Instruction: Retype only the lines from the one containing "Rebuild this chart" through the one containing "const tk = 14;", both included, word for word. Pictures stay out of the copy.

Material supplied:
-.-.-
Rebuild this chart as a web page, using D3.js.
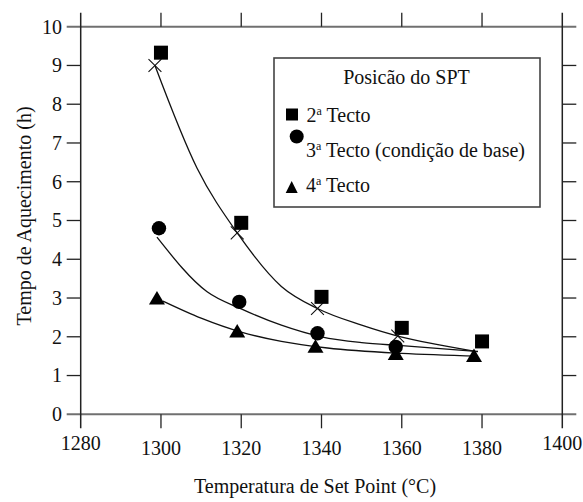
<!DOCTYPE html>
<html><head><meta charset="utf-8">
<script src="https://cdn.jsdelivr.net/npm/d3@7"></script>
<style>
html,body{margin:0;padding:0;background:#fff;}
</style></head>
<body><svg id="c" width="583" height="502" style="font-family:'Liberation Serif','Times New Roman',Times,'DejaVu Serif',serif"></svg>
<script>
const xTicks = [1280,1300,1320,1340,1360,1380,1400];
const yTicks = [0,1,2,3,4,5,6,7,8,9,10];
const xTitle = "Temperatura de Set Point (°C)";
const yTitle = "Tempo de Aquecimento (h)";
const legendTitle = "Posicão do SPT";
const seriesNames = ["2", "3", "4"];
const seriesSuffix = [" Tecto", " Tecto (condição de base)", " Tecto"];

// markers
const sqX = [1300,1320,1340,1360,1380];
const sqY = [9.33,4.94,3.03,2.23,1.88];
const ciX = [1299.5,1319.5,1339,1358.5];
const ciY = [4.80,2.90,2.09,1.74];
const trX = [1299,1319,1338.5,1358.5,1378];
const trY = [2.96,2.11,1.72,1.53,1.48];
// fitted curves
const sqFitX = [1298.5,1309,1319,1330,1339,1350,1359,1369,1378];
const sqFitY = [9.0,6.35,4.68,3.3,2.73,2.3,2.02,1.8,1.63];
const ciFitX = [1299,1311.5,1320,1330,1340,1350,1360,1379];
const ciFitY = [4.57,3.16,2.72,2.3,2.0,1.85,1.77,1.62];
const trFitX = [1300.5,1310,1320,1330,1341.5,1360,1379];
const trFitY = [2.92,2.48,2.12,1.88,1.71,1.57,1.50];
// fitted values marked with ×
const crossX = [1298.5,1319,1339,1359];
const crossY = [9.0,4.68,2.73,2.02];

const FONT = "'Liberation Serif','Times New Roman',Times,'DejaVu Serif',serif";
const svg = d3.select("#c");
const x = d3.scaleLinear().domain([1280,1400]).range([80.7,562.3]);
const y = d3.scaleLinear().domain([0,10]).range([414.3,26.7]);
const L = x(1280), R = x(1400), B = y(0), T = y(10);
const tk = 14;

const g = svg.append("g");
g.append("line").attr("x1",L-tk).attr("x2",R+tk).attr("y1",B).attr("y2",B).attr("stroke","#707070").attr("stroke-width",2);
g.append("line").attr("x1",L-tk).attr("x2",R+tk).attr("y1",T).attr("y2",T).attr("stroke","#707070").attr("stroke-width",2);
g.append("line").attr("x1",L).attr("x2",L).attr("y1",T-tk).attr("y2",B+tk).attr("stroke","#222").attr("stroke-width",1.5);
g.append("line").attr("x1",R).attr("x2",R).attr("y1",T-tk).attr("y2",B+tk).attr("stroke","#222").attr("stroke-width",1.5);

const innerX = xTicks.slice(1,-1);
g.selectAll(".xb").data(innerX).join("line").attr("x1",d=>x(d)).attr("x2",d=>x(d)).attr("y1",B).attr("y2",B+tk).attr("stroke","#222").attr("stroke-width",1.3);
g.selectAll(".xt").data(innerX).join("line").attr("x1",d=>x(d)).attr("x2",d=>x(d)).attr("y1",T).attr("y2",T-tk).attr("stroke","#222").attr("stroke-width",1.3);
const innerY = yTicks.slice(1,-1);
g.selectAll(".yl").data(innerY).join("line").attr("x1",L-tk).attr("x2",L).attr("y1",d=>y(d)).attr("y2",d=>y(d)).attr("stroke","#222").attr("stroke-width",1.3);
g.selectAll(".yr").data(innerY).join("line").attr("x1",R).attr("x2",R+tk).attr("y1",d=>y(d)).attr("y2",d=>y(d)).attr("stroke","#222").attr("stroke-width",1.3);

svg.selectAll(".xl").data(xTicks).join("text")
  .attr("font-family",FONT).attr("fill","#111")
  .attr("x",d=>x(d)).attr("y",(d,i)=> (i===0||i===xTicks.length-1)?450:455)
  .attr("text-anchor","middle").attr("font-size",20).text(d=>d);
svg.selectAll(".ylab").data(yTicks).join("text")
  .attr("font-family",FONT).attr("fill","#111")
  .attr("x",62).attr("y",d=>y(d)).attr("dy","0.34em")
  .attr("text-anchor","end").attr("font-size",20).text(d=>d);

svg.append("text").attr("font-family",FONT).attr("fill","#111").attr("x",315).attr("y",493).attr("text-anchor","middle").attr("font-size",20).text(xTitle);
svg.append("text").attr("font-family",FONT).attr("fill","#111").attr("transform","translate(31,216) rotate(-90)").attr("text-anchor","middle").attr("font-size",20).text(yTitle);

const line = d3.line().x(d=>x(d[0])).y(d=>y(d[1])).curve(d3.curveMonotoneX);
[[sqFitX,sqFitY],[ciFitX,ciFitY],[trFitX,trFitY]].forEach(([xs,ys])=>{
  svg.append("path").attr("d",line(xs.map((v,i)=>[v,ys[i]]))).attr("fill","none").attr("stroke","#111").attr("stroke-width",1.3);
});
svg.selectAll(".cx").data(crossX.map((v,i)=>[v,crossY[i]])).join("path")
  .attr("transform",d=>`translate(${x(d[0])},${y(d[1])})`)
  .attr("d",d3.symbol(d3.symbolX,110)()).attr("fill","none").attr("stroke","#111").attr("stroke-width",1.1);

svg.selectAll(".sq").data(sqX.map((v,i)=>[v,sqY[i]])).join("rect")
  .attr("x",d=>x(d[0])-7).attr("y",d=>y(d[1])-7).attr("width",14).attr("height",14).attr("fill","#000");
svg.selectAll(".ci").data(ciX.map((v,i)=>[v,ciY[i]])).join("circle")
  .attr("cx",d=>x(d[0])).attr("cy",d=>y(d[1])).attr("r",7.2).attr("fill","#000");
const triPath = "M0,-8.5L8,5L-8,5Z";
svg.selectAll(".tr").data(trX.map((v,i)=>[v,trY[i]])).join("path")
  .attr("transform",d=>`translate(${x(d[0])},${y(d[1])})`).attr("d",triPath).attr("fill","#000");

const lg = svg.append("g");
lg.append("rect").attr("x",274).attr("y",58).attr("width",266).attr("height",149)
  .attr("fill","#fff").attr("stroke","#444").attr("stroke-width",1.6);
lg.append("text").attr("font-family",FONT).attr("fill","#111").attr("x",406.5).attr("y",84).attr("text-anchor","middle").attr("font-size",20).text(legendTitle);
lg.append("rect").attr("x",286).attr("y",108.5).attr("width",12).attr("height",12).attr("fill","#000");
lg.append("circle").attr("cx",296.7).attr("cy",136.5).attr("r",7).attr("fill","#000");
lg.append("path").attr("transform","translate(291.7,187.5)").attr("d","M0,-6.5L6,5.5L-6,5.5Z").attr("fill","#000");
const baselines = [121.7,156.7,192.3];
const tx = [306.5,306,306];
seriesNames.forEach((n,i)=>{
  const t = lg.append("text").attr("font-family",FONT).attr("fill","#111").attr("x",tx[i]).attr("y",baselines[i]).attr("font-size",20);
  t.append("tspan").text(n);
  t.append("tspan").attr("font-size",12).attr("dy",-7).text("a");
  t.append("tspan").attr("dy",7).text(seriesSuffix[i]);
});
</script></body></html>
-.-.-
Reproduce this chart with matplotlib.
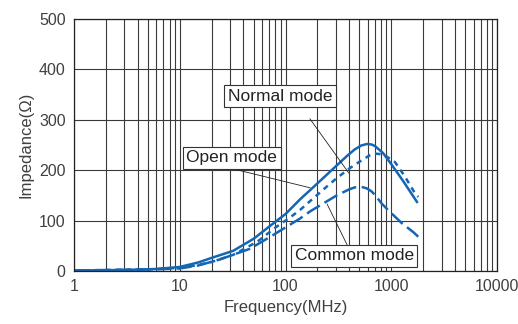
-.-.-
Written solution:
Rebuild this chart as a web page, using D3.js.
<!DOCTYPE html>
<html><head><meta charset="utf-8">
<script src="https://cdn.jsdelivr.net/npm/d3@7"></script>
<style>
html,body{margin:0;padding:0;background:#fff;}
</style></head>
<body><svg id="c" width="583" height="502" style="font-family:'Liberation Serif','Times New Roman',Times,'DejaVu Serif',serif"></svg>
<script>
const xTicks = [1280,1300,1320,1340,1360,1380,1400];
const yTicks = [0,1,2,3,4,5,6,7,8,9,10];
const xTitle = "Temperatura de Set Point (°C)";
const yTitle = "Tempo de Aquecimento (h)";
const legendTitle = "Posicão do SPT";
const seriesNames = ["2", "3", "4"];
const seriesSuffix = [" Tecto", " Tecto (condição de base)", " Tecto"];

// markers
const sqX = [1300,1320,1340,1360,1380];
const sqY = [9.33,4.94,3.03,2.23,1.88];
const ciX = [1299.5,1319.5,1339,1358.5];
const ciY = [4.80,2.90,2.09,1.74];
const trX = [1299,1319,1338.5,1358.5,1378];
const trY = [2.96,2.11,1.72,1.53,1.48];
// fitted curves
const sqFitX = [1298.5,1309,1319,1330,1339,1350,1359,1369,1378];
const sqFitY = [9.0,6.35,4.68,3.3,2.73,2.3,2.02,1.8,1.63];
const ciFitX = [1299,1311.5,1320,1330,1340,1350,1360,1379];
const ciFitY = [4.57,3.16,2.72,2.3,2.0,1.85,1.77,1.62];
const trFitX = [1300.5,1310,1320,1330,1341.5,1360,1379];
const trFitY = [2.92,2.48,2.12,1.88,1.71,1.57,1.50];
// fitted values marked with ×
const crossX = [1298.5,1319,1339,1359];
const crossY = [9.0,4.68,2.73,2.02];

const FONT = "'Liberation Serif','Times New Roman',Times,'DejaVu Serif',serif";
const svg = d3.select("#c");
const x = d3.scaleLinear().domain([1280,1400]).range([80.7,562.3]);
const y = d3.scaleLinear().domain([0,10]).range([414.3,26.7]);
const L = x(1280), R = x(1400), B = y(0), T = y(10);
const tk = 14;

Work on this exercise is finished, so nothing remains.